To combat this problem, CIP is working with farmers in the Andes region to develop a number of potato varieties with drought-, pest-, and heat-resistant characteristics that can be grown in the existing lower-lying areas, leaving the vulnerable highland areas unaffected. Embrapa is taking this one step further by trialling methods to increase the amount of carbon stored in degraded pastures, thereby increasing soil fertility and slowing the pace of global warming through carbon sequestration.
“By replacing native vegetation with grasses such as Brachiaria decumbens, soil organic matter increased by 1.71 tonnes per hectare annually,” says Embrapa’s Aline Segnini, noting, “carbon accumulated at over two to three times this rate with the addition of fertilizer”.

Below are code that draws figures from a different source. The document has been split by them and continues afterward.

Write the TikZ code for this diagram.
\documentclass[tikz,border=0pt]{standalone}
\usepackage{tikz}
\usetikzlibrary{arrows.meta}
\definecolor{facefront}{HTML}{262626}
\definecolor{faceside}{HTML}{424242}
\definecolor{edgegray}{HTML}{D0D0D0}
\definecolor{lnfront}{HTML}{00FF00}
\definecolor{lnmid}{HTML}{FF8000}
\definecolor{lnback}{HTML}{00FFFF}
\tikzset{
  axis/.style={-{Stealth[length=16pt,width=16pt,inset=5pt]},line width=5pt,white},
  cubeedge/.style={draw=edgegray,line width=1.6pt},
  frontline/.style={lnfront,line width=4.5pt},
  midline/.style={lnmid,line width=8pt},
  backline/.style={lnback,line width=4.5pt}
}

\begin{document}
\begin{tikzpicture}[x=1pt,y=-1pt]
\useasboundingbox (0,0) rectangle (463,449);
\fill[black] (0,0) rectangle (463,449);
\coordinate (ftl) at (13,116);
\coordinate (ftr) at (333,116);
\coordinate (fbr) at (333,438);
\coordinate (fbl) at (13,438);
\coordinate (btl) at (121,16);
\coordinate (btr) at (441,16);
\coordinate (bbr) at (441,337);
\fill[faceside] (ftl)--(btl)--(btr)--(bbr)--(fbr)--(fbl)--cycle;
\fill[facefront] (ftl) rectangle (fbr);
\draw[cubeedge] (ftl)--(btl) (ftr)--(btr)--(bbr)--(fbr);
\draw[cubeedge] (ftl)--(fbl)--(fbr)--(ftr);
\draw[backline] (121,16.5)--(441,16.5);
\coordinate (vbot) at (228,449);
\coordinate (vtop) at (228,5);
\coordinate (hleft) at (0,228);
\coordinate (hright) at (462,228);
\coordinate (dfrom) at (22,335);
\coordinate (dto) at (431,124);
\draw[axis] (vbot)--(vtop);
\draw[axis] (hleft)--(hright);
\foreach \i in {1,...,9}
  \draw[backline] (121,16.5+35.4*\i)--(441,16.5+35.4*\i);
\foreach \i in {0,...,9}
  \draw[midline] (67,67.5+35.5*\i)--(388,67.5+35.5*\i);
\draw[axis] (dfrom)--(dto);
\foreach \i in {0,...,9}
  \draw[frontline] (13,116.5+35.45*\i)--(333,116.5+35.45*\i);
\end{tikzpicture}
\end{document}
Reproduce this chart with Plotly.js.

“We believe that over time this will create greater carbon stocks, making tropical pasture lands suitable as long-term carbon sinks,” she said. No-till farming practices, which produce good yields without the need to turn the soil and release greenhouse gases, also represent an opportunity to increase soil carbon stocks. “There is real potential to mitigate the effects of climate change, while at the same time helping poor farmers to increase their crop yields and improve their incomes in a socially and environmentally responsible manner,” notes Quiroz .
“Simple steps towards sustainable development such as teaching farmers crop management techniques and water management processes that reduce carbon emissions could make a real difference, as could incentive schemes that encourage carbon neutral farming systems.
“These methods are applicable all over the world, especially in other regions that are already experiencing the effects of climate change, but until we can bring these discussions to the fore, agriculture will continue to add to the problem, instead of being a big part of the solution.”